Updating our Dockerfile:
FROM jcrist/alpine-conda:4.6.8
RUN /opt/conda/bin/conda install --yes --freeze-installed \
dask==1.2.2 \
numpy==1.16.3 \
pandas==0.24.2 \
nomkl \
&& /opt/conda/bin/conda clean -afy \
&& find /opt/conda/ -follow -type f -name '*.a' -delete \
&& find /opt/conda/ -follow -type f -name '*.pyc' -delete \
&& find /opt/conda/ -follow -type f -name '*.js.map' -delete \
&& find /opt/conda/lib/python*/site-packages/bokeh/server/static -follow -type f -name '*.js' ! -name '*.min.js' -delete
$ docker image ls myimage
REPOSITORY TAG IMAGE ID CREATED SIZE
myimage latest cfc76843c98c 51 seconds ago 258MB
Applying the above steps we went from 1.69 GB with our naive dockerfile down to 258 MB with the optimized version, ~15% the size of the original version! These images distribute much faster over the network, which can lead to faster application startup on a fresh cluster.
The final images can be found in the alpine-dask-docker repository, and should be direct drop ins for their debian-based counterparts found for the standard dask-docker images. In particular, they should work with the existing dask helm chart.

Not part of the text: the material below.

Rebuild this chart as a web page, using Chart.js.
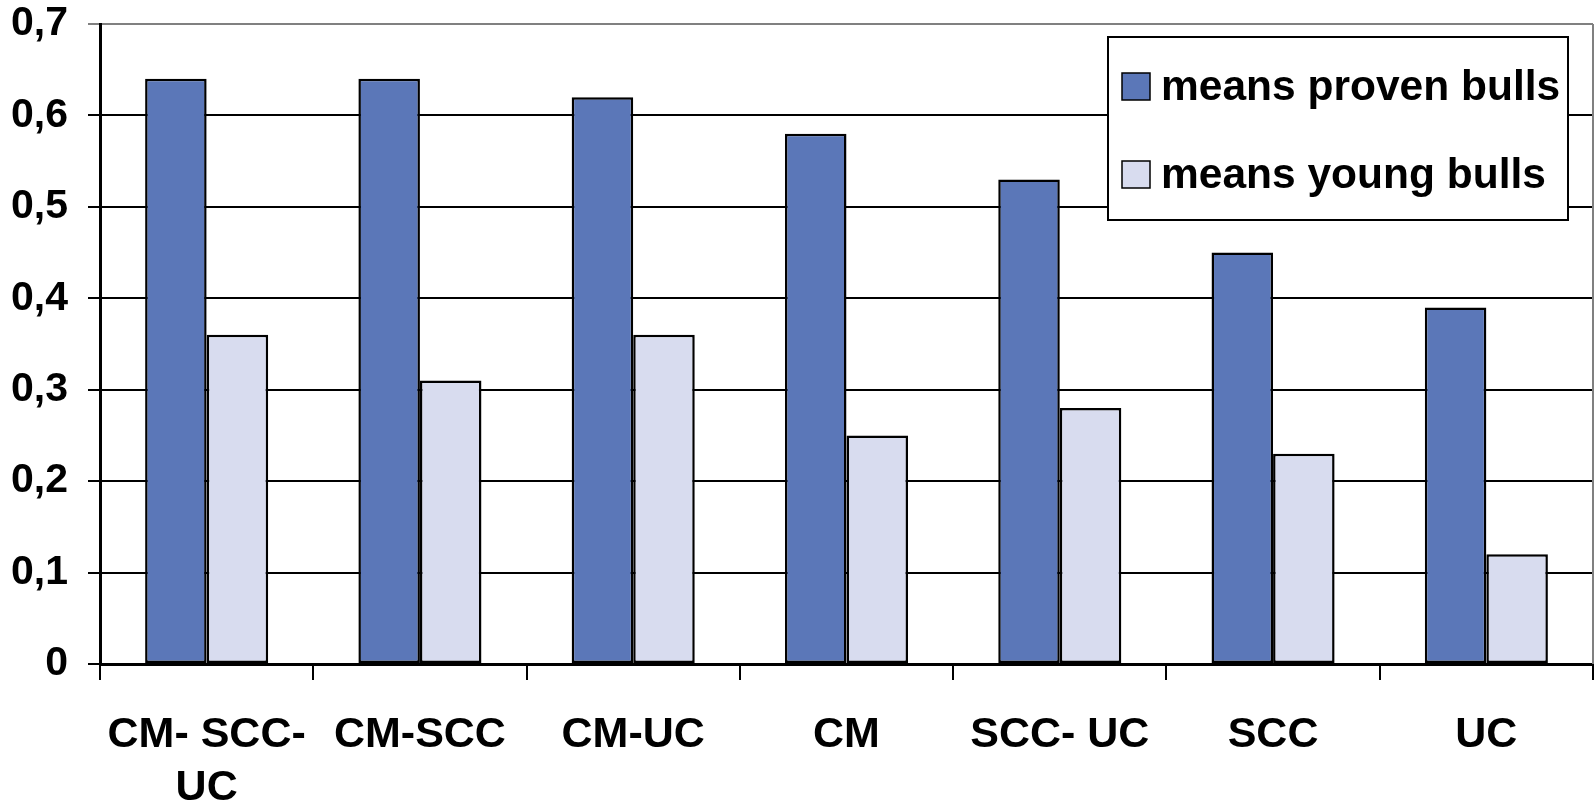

To make creating smaller images easier, some work is being done in the Conda-Forge community to reduce package size - splitting out static libraries and removing unnecessary files from the package. Likewise, the above techniques may be applied to the official Anaconda miniconda3 base image. If you're interested in this effort, please feel free to reach out to the appropriate repos/feedstocks.